Metropolis developer Andrew Krukziener has for the past year promised the investors a new deal, but still has not fulfilled his promise.
Pacific Properties (Park Terrace) raised $7 million to help finance 115 apartments on the banks of the Avon in Park Tce, Christchurch.
But problems arose when pre-purchase deals were not settled, and a cash shortfall resulted in investors not getting their money back when it was due in 2000.
The Ballantyne bond issue raised $8 million for a Katikati residential/golf course development. It was due to be repaid in September 1999. But the developer defaulted on interest payments and the development went into receivership.
Money Managers' response to the problems with the three property bonds is to say that anybody who invested in all 26 of its bonds would have received a return of more than 14 per cent.
Despite Money Managers' problems, the charismatic Somers-Edgar has a strong band of loyal supporters.
Last Sunday morning a caller named Harold phoned the radio show to congratulate Somers-Edgar on the way he had handled the "moaning and snivelling" over Parliament St. But even the faithful are being tested.
Paul, who described himself as "a long-term investor through Money Managers", called the show to say he was concerned about the lack of financial information disclosed in offer documents for the Parliament St investment, which he did not take up.
"I have put a good deal of reliance on the good name of Money Managers and your word also, and this hasn't been too bad.
"But I must tell you that I had a lot of these contributory mortgages until the Parliament St offering came up, and I was most concerned about the level of disclosure in the information which was sent to me."
Somers-Edgar told him: "I completely agree with you on that."
He then outlined in detail the failings of The Mortgage Financier, the broker behind the deal.
Money Managers projects under scrutiny
Parliament St
Money Managers marketed a $27 million contributory mortgage for a planned car park and apartment block in Parliament St, Auckland.
The Securities Commission says the company could be prosecuted because it breached regulations by acting as an unregistered broker and endangered investors' savings by paying the developer when it had raised less than half the money.
Developers tend to use contributory mortgages, which pool money collected from small investors, if they cannot borrow enough money from banks.
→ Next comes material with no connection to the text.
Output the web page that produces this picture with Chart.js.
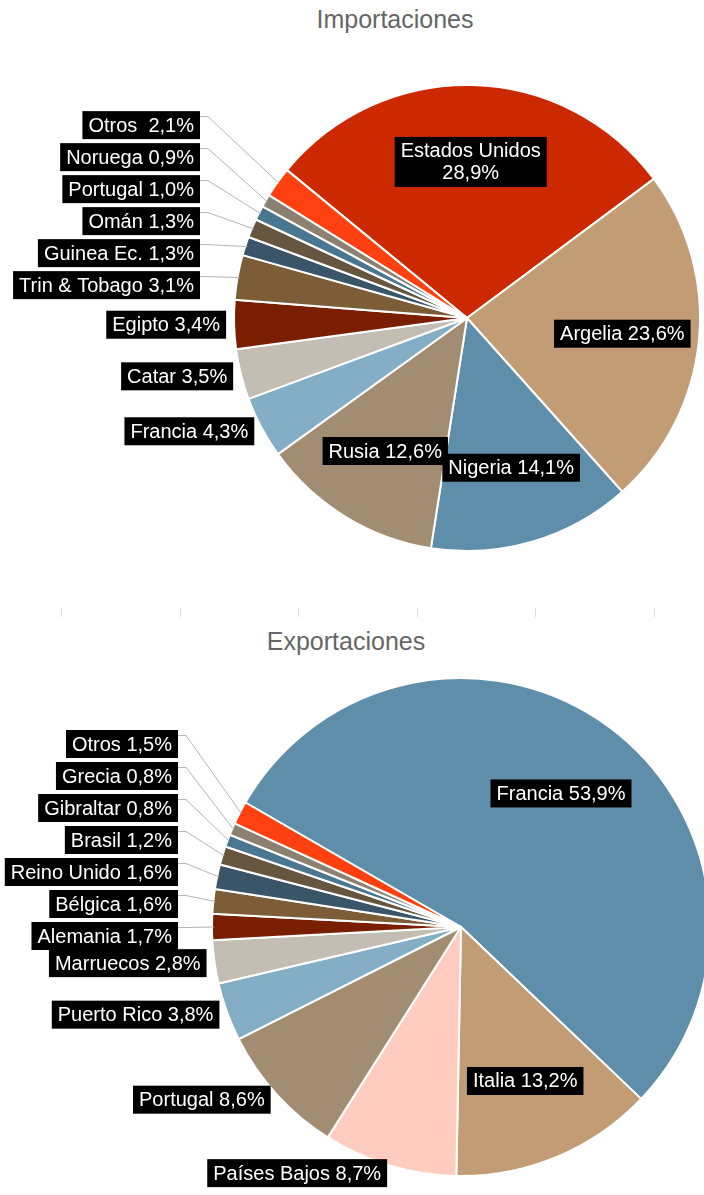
<!DOCTYPE html>
<html lang="es">
<head>
<meta charset="utf-8">
<title>Importaciones y exportaciones</title>
<script src="https://cdn.jsdelivr.net/npm/chart.js@4.4.1/dist/chart.umd.min.js"></script>
<style>
  html, body { margin: 0; padding: 0; background: #fff; overflow: hidden; }
  body { width: 704px; height: 1195px; position: relative; font-family: "Liberation Sans", Arial, sans-serif; }
  .title { position: absolute; width: 300px; text-align: center; font-size: 25px; line-height: 30px; color: #666; }
  .wrap { position: absolute; left: 0; }
  .tick { position: absolute; top: 608px; width: 1px; height: 9px; background: #ddd; }
</style>
</head>
<body>
<div class="title" style="left:245px;top:4px">Importaciones</div>
<div class="wrap" style="top:0"><canvas id="chart-imp" width="720" height="600"></canvas></div>
<div id="ticks"></div>
<div class="title" style="left:196px;top:626px">Exportaciones</div>
<div class="wrap" style="top:620px"><canvas id="chart-exp" width="720" height="575"></canvas></div>
<script>
// Importaciones (orden horario desde Estados Unidos)
const impLabels = ["Estados Unidos", "Argelia", "Nigeria", "Rusia", "Francia", "Catar", "Egipto",
  "Trin & Tobago", "Guinea Ec.", "Omán", "Portugal", "Noruega", "Otros "];
const impValues = [28.9, 23.6, 14.1, 12.6, 4.3, 3.5, 3.4, 3.1, 1.3, 1.3, 1.0, 0.9, 2.1];
const impColors = ["#cc2900", "#c19c74", "#5f8eaa", "#a38d72", "#84aec6", "#c4bdb4", "#7a1e00",
  "#7d5c38", "#3a5568", "#665640", "#4a768f", "#8c8070", "#ff4010"];

// Exportaciones (orden horario desde Francia)
const expLabels = ["Francia", "Italia", "Países Bajos", "Portugal", "Puerto Rico", "Marruecos", "Alemania",
  "Bélgica", "Reino Unido", "Brasil", "Gibraltar", "Grecia", "Otros"];
const expValues = [53.9, 13.2, 8.7, 8.6, 3.8, 2.8, 1.7, 1.6, 1.6, 1.2, 0.8, 0.8, 1.5];
const expColors = ["#5f8eaa", "#c19c74", "#ffccbf", "#a38d72", "#84aec6", "#c4bdb4", "#7a1e00",
  "#7d5c38", "#3a5568", "#665640", "#4a768f", "#8c8070", "#ff4010"];

const fmt = (v) => v.toFixed(1).replace(".", ",") + "%";

// etiquetas en caja negra: dentro si >= 10 %, fuera a la izquierda con guía si no
const pieLabels = {
  id: "pieLabels",
  afterDatasetsDraw(chart) {
    const ctx = chart.ctx;
    const arcs = chart.getDatasetMeta(0).data;
    const values = chart.data.datasets[0].data;
    const names = chart.data.labels;
    const total = values.reduce((a, b) => a + b, 0);
    const lineH = 22, boxH = 28, padX = 6, gap = 32;

    ctx.save();
    ctx.font = '20px "Liberation Sans", Arial, sans-serif';
    ctx.textBaseline = "middle";
    ctx.textAlign = "center";

    const size = (lines) => ({
      w: Math.max(...lines.map((l) => ctx.measureText(l).width)) + padX * 2,
      h: boxH + (lines.length - 1) * lineH,
    });
    const drawBox = (lines, left, top) => {
      const s = size(lines);
      ctx.fillStyle = "#000";
      ctx.fillRect(left, top, s.w, s.h);
      ctx.fillStyle = "#fff";
      lines.forEach((l, k) => ctx.fillText(l, left + s.w / 2, top + boxH / 2 + 1 + k * lineH));
    };

    const column = [];
    arcs.forEach((arc, i) => {
      const p = arc.getProps(["x", "y", "startAngle", "endAngle", "outerRadius"], true);
      const mid = (p.startAngle + p.endAngle) / 2;
      const cos = Math.cos(mid), sin = Math.sin(mid);
      const R = p.outerRadius;
      const text = names[i] + " " + fmt(values[i]);

      if (values[i] / total >= 0.1) {
        let lines = [text];
        if (ctx.measureText(text).width > 160) lines = [names[i], fmt(values[i])];
        const s = size(lines);
        const x = p.x + cos * R * 0.67, y = p.y + sin * R * 0.67;
        drawBox(lines, x - s.w / 2, y - s.h / 2);
        return;
      }

      let deg = (mid * 180 / Math.PI) % 360;
      if (deg < 0) deg += 360;
      if (deg > 180 && deg < 270) {
        column.push({ text, cx: p.x, cy: p.y, R, cos, sin, y: p.y + sin * (R + 6) });
      } else {
        const s = size([text]);
        const ax = p.x + cos * (R + 8), ay = p.y + sin * (R + 8);
        drawBox([text], cos < 0 ? ax - s.w : ax, ay - s.h / 2);
      }
    });

    // apilar de abajo hacia arriba
    column.sort((a, b) => b.y - a.y);
    let prev = Infinity;
    column.forEach((c) => {
      c.y = Math.min(c.y, prev - gap);
      prev = c.y;
      const right = c.cx - c.R - 34;
      const s = size([c.text]);
      ctx.strokeStyle = "#b4b4b4";
      ctx.lineWidth = 1;
      ctx.beginPath();
      ctx.moveTo(right, c.y + 0.5);
      ctx.lineTo(right + 8, c.y + 0.5);
      ctx.lineTo(c.cx + c.cos * (c.R - 2), c.cy + c.sin * (c.R - 2));
      ctx.stroke();
      drawBox([c.text], right - s.w, c.y - 5);
    });
    ctx.restore();
  },
};

function makePie(id, labels, values, colors, rotation, padding) {
  return new Chart(document.getElementById(id), {
    type: "pie",
    data: {
      labels: labels,
      datasets: [{ data: values, backgroundColor: colors, borderColor: "#fff", borderWidth: 2 }],
    },
    options: {
      responsive: false,
      animation: false,
      rotation: rotation,
      layout: { padding: padding },
      plugins: { legend: { display: false }, tooltip: { enabled: false } },
    },
    plugins: [pieLabels],
  });
}

makePie("chart-imp", impLabels, impValues, impColors, -50.6, { left: 233, top: 84, right: 19, bottom: 48 });
makePie("chart-exp", expLabels, expValues, expColors, -60, { left: 211, top: 57, right: 9, bottom: 18 });

const ticks = document.getElementById("ticks");
for (let i = 0; i < 6; i++) {
  const t = document.createElement("div");
  t.className = "tick";
  t.style.left = (61 + i * 118.5) + "px";
  ticks.appendChild(t);
}
</script>
</body>
</html>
Investors receive a higher rate of interest because of the increased risk.
Metropolis
Property developer Andrew Krukziener's 38-level Auckland high-rise was partly financed by a public bond issue, marketed by Money Managers.
A year after they were due to get their money back, Metropolis bond holders are still waiting to be repaid more than $24 million.
The Metropolis fund raising is one of three out of 26 "junk bond" issues marketed by Money Managers that have run into problems. The others are:
* Pacific Properties (Park Terrace) raised $7 million to help finance 115 apartments in Christchurch, but the money was not repaid when it was due in 2000. Bondholders are expected to get back between 67c and 70c in the dollar of their original investment.
* The Ballantyne bond issue raised $8 million for a Katikati residential/golf course development. It was due to be repaid in September 1999. But the developer defaulted on interest payments and the development went into receivership.